The address is presented as a 32-bit value written in
hex (hexadecimal) in two-byte chunks separated by a colon. The colon is only
present as a visual aid, the address value is all 32 bits combined. If a
particular dump can be represented using only 16-bit addresses, then only
the two least-significant bytes may be shown (and thus, no colon). Note that
address values are always represented as unsigned integers with the
most-significant byte on the left. The notion of “endianness” does not apply
because addresses are not, themselves, values stored in the memory being
dumped.
Since
each row contains sixteen bytes of data, each line begins on an address
boundary that is divisible by sixteen, Thus, the least significant hex
digit is always zero. The values going across the top of the listing (the
header row) are a visual aid to help locate individual bytes. Since each
byte requires two hexadecimal digits to represent it, the least significant
digit of the address, called the offset, appears as two repeated characters
directly above the byte values stored at that offset. The address of a
particular byte is the sum of the address at the left of the row and the
offset at the top of the column the byte is in.

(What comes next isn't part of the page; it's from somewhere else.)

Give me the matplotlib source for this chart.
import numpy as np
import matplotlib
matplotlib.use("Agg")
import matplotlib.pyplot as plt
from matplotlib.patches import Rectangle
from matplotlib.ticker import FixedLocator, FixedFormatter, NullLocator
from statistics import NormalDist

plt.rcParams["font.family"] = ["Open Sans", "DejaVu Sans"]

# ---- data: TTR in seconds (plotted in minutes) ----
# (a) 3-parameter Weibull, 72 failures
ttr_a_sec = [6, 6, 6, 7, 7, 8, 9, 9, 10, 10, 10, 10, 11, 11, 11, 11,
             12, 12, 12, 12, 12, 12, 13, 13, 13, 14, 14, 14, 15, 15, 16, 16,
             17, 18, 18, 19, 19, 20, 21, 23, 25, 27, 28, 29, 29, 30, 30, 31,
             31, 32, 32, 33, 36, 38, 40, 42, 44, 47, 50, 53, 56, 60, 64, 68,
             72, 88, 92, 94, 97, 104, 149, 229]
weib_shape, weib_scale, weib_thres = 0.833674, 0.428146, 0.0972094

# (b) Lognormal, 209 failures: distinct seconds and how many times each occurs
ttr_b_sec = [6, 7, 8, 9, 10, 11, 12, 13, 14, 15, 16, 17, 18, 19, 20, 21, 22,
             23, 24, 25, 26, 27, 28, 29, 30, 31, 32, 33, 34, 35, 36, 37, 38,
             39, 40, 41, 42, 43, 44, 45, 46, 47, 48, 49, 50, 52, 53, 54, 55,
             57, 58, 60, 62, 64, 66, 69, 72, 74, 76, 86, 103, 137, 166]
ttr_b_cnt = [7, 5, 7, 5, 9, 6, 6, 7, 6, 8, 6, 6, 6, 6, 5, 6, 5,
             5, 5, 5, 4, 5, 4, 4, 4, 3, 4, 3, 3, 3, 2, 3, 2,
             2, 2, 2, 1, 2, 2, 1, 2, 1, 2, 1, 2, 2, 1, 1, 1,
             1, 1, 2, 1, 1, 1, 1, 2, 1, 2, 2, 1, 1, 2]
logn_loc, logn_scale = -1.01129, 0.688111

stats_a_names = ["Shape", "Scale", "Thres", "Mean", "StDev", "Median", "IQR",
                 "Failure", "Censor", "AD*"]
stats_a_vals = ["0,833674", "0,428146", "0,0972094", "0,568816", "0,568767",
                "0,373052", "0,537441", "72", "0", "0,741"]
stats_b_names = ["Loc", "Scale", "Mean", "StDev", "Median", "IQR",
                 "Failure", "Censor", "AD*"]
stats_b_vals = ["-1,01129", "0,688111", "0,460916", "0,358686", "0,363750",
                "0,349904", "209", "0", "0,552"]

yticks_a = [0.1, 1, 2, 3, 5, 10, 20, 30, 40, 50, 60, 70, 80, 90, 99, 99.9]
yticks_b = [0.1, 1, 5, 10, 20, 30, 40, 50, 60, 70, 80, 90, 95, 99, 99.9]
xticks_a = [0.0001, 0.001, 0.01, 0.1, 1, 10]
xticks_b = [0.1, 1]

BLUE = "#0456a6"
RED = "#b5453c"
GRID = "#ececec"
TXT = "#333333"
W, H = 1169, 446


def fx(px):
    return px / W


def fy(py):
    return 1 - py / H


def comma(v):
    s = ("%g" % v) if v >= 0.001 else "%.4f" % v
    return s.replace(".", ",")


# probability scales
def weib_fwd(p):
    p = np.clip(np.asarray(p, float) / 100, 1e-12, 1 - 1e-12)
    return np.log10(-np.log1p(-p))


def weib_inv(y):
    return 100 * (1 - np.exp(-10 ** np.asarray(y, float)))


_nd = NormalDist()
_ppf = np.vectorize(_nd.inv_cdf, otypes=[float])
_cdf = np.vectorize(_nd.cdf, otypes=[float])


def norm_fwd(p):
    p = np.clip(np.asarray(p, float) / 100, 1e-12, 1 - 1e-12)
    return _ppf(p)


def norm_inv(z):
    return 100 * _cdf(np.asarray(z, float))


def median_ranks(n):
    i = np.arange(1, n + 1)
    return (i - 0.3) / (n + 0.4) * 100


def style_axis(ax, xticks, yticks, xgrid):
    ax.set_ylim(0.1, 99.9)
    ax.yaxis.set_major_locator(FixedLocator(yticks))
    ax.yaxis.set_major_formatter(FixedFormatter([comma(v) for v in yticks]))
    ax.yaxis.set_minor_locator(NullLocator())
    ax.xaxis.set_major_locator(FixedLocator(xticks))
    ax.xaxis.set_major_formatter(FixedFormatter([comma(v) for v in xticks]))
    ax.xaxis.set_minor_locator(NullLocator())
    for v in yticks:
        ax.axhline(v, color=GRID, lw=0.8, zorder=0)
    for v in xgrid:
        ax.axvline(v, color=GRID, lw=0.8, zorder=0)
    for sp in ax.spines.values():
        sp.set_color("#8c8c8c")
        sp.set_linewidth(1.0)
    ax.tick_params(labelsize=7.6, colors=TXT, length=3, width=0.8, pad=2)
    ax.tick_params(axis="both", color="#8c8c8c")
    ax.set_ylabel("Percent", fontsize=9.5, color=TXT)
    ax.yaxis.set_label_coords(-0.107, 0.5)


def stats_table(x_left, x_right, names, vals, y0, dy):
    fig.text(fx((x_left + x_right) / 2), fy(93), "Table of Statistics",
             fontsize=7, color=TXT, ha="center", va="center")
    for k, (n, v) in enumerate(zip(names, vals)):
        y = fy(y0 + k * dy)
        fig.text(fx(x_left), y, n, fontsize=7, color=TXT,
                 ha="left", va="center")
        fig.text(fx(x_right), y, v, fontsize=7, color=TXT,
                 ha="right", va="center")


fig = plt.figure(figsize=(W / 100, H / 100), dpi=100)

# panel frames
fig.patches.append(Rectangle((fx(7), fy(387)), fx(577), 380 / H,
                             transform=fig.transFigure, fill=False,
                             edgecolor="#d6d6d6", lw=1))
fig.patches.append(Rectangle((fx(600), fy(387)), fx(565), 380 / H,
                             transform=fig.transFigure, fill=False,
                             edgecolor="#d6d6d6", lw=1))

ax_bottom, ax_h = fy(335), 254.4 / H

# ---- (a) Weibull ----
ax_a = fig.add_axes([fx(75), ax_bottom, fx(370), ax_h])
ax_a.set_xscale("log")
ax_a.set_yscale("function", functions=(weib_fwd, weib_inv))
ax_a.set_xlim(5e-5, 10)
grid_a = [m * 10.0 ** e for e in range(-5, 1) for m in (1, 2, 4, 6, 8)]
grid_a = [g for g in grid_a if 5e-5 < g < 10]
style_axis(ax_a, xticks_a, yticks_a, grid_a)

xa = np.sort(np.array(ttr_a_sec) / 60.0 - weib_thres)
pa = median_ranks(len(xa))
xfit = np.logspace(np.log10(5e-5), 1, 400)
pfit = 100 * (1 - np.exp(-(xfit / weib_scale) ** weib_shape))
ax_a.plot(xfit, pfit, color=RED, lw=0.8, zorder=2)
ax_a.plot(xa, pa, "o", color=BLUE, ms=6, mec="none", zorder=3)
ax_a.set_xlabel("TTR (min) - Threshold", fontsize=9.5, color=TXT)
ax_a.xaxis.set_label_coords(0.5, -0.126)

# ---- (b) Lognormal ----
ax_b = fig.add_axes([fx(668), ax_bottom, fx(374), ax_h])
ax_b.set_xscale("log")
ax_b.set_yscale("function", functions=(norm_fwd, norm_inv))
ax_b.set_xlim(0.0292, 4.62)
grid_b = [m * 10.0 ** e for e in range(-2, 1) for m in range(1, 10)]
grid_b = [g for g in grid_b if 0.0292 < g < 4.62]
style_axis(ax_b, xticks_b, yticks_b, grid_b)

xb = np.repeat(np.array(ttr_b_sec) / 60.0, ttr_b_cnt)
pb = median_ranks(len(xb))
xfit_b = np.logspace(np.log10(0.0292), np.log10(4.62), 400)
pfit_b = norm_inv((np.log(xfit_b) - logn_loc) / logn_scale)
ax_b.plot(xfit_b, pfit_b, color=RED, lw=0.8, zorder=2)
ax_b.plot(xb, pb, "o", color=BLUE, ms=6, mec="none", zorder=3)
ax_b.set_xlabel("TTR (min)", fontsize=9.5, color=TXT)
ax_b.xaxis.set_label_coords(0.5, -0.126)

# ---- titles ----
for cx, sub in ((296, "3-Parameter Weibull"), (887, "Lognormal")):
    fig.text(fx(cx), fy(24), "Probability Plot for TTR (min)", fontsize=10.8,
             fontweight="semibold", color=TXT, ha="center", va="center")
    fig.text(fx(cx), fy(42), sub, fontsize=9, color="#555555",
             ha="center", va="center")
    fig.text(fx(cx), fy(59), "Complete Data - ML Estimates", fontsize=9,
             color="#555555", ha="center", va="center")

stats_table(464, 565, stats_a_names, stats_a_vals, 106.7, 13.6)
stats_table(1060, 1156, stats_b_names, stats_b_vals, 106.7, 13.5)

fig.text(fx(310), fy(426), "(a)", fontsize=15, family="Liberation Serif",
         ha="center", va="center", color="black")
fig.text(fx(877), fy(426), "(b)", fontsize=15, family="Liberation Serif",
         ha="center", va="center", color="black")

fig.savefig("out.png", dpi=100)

Bytes themselves are always displayed as if they were
straight, unsigned binary values. Again, endianness does not apply because
it makes no sense to talk about “byte order” when considering an individual
byte.
Assume
that the
value 0x42 were stored at memory address 0x13B734EA (recall that a prefix of
‘0x’ is one of the standard ways of denoting a hexadecimal number, with
perhaps the other most common way to use a suffix of ‘H’ or ‘h’). This
information would be found in the memory dump by first looking down the
address list until row 0x13B734E0 (set the last hex digit to zero) is found
and then looking across the row and choosing the byte (two hex digits) below
the ‘AA’ in the header row, as shown by the underlined byte below.
ADDR:ADDR 0011223344556677 8899AABBCCDDEEFF
...
13B7:34D0 59415B3E4A878F6A 10D0E3AF1D1A9A8F
13B7:34E0 C6765A2BE85F6A0F 45A8423B1C4A3EF5
13B7:34F0 387A5D3E26F12C3B 358D5E5F66F9A745
13B7:3500 0B14D687C9A87E56 54F6D5631024B540
Now assume that there is a 2-byte value that is stored at memory location 0x13B734F2. By nearly universal convention, the address of a multibyte value is the lowest memory address of any of the bytes involved, frequently known as the "base address". The rest of the bytes are then stored at consecutive higher memory addresses. Thus the bytes associated with this 2-byte value are underlined below.

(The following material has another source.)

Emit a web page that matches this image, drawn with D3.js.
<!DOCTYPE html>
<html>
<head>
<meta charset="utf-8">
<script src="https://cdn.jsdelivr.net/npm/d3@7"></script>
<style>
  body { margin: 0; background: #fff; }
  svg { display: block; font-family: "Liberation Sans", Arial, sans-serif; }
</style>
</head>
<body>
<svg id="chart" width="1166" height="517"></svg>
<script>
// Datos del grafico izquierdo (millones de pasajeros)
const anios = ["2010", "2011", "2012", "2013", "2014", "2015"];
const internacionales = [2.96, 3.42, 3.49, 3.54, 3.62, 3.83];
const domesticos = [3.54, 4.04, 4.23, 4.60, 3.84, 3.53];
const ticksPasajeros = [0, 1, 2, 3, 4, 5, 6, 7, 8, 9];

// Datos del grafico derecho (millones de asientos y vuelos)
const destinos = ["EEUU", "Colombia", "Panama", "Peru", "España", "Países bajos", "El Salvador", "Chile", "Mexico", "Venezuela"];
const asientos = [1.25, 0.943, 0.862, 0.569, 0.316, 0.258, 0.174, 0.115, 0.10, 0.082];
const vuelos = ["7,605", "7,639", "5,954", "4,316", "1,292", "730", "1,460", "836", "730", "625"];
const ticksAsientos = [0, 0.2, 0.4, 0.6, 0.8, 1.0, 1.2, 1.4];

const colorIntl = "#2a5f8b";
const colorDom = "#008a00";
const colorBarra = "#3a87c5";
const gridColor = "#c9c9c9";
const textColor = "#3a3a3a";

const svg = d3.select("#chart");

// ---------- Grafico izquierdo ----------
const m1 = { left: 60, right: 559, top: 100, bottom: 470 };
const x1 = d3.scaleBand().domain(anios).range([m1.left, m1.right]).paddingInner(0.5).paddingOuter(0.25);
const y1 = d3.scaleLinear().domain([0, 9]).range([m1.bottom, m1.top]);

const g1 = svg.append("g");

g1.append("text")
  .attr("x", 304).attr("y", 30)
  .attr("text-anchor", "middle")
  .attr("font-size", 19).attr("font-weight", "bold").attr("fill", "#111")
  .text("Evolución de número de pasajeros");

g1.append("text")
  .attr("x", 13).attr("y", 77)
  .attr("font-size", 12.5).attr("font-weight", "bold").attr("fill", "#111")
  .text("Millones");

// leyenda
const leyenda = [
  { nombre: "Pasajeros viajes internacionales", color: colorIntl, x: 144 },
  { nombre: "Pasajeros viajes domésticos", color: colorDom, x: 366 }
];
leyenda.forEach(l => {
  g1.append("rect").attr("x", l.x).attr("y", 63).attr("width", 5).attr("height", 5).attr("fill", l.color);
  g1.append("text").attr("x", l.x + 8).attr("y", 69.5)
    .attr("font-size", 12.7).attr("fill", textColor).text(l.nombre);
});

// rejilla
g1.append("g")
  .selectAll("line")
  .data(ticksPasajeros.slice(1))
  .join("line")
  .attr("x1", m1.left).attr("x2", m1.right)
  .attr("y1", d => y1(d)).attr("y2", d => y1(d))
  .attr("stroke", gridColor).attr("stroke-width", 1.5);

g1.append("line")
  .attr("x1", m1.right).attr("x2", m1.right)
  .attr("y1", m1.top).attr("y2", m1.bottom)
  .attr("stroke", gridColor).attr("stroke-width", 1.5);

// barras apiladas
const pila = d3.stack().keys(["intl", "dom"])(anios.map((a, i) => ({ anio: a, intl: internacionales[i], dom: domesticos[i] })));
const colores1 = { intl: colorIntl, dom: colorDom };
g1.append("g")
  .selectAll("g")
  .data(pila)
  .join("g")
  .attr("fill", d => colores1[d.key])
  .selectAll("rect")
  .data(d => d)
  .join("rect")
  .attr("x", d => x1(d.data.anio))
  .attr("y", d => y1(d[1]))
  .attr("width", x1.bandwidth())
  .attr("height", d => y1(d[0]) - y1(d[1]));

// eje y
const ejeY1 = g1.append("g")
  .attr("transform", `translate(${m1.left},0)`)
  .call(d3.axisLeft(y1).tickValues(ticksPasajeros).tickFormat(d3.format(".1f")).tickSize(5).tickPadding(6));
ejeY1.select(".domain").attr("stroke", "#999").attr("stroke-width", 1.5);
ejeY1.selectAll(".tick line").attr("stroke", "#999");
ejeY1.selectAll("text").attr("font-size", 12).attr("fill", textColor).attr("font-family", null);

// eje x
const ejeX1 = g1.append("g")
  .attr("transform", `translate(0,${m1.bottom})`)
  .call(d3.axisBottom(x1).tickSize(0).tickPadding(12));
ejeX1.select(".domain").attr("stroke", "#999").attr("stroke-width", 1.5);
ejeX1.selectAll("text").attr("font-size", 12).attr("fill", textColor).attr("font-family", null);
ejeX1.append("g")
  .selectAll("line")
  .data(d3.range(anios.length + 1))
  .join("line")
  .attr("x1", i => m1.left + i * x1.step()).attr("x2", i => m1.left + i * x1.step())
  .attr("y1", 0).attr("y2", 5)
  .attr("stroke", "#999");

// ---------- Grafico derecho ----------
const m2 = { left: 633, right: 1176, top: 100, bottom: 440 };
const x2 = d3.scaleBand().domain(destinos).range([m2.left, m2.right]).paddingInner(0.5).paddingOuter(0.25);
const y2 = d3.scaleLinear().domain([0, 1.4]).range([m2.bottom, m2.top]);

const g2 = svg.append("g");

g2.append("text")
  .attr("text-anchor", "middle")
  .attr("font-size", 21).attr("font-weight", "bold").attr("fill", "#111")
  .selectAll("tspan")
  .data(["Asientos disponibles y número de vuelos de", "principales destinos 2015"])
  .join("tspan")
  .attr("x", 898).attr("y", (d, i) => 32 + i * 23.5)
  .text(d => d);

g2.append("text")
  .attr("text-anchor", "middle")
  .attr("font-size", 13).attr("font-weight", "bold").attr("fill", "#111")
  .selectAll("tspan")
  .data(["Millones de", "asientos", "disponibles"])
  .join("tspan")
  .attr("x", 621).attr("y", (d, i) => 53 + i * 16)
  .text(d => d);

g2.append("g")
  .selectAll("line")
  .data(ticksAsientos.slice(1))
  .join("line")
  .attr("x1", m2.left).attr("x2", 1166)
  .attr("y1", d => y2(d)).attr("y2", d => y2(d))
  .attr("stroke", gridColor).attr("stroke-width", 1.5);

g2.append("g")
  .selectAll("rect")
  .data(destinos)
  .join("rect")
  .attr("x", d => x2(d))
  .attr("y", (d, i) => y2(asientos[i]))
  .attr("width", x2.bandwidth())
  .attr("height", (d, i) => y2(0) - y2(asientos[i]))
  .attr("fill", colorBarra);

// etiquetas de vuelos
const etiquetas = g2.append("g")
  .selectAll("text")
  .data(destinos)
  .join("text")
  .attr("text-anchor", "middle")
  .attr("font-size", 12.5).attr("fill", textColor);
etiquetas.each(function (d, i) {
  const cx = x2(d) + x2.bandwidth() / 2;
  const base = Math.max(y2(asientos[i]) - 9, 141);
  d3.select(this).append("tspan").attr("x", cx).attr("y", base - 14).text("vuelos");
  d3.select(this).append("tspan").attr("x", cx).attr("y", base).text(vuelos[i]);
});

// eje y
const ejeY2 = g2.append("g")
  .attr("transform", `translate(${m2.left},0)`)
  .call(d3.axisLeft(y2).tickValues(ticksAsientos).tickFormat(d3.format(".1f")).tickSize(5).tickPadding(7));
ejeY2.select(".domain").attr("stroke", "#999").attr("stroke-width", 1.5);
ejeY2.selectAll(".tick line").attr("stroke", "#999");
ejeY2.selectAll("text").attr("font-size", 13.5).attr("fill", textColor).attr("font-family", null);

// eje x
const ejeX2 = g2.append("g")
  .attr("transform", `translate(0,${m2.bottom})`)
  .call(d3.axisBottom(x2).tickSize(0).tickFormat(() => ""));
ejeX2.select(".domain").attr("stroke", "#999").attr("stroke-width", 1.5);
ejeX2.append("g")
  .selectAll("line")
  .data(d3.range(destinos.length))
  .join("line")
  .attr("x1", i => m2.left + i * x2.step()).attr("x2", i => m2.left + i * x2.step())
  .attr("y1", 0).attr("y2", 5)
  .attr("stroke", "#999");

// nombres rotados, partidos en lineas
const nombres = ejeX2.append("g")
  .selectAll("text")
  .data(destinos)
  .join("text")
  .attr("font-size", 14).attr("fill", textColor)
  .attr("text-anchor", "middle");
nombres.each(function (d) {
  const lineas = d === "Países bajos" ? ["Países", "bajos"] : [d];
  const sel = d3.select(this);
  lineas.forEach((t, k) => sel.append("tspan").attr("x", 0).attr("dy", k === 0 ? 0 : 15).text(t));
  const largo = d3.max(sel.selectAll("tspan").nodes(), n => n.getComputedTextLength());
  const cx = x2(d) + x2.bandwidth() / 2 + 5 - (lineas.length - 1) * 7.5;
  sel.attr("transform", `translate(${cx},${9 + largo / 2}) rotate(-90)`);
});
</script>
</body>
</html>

ADDR:ADDR 0011223344556677 8899AABBCCDDEEFF
...
13B7:34D0 59415B3E4A878F6A 10D0E3AF1D1A9A8F
13B7:34E0 C6765A2BE85F6A0F 45A8423B1C4A3EF5
13B7:34F0 387A5D3E26F12C3B 358D5E5F66F9A745
13B7:3500 0B14D687C9A87E56 54F6D5631024B540
So the two bytes that make up this value are 0x5D and 0x3E.
Arrays are nothing more than collections of objects, all of which are of the same data type. They are stored in order, beginning at the base address of the first element. Locating a particular element in an array therefore requires knowing the base address of the first element and how many bytes are occupied by each element. As an example, consider that the value in the prior example is actually the first element in an array of two-byte values. What bytes make up the seventh element?
We can either simply count up from the base element, going two bytes at a time, or we can calculate the base address of the seventh element. In calculating the address, however, we must take care to avoid making a "fence post" error (also known as an "off-by-one" error). If we want the seventh element, then we are really wanting to find the sixth element after the first element. So we take the address of the first element and add to it six times the number of bytes for each element (two, in this case). The result, using either method, is that we want the two-byte value stored at location 0x13B734FE, shown below.
ADDR:ADDR 0011223344556677 8899AABBCCDDEEFF
...
13B7:34D0 59415B3E4A878F6A 10D0E3AF1D1A9A8F
13B7:34E0 C6765A2BE85F6A0F 45A8423B1C4A3EF5
13B7:34F0 387A5D3E26F12C3B 358D5E5F66F9A745
13B7:3500 0B14D687C9A87E56 54F6D5631024B540
So the two bytes that make up this value are 0xA7 and 0x45.
Notice that, up to this point, nothing has been said regarding how the bytes at the various address in a multibyte value are combined to determine the value represented. The first step in accomplishing that task is to consider the endianness with which they were stored. The two dominant ways of storing multibyte values in memory are known as "big endian" and "little endian". In a big endian format, the most-significant byte (MSB) is stored at the base address. This can be thought of as putting the "big end" of the number at the base address. Conversely, if the value is stored in little endian format, the little end of the value -- the least-significant byte (LSB) -- is stored at the base address. In either case, the rest of the bytes are stored in order in successively higher memory locations, eventually ending with the "other end" of the value.
Thus, if the value from two examples prior (the two-byte value stored at 0x13B734F2) was stored in big endian, it would be 0x5D3E, while if it were stored in little endian it would be 0x3E5D. Similarly, if the value from the previous example (the seventh element of the array of two-byte values starting at that same address) were stored big endian, it would be 0xA745 and, in little endian, 0x45A7.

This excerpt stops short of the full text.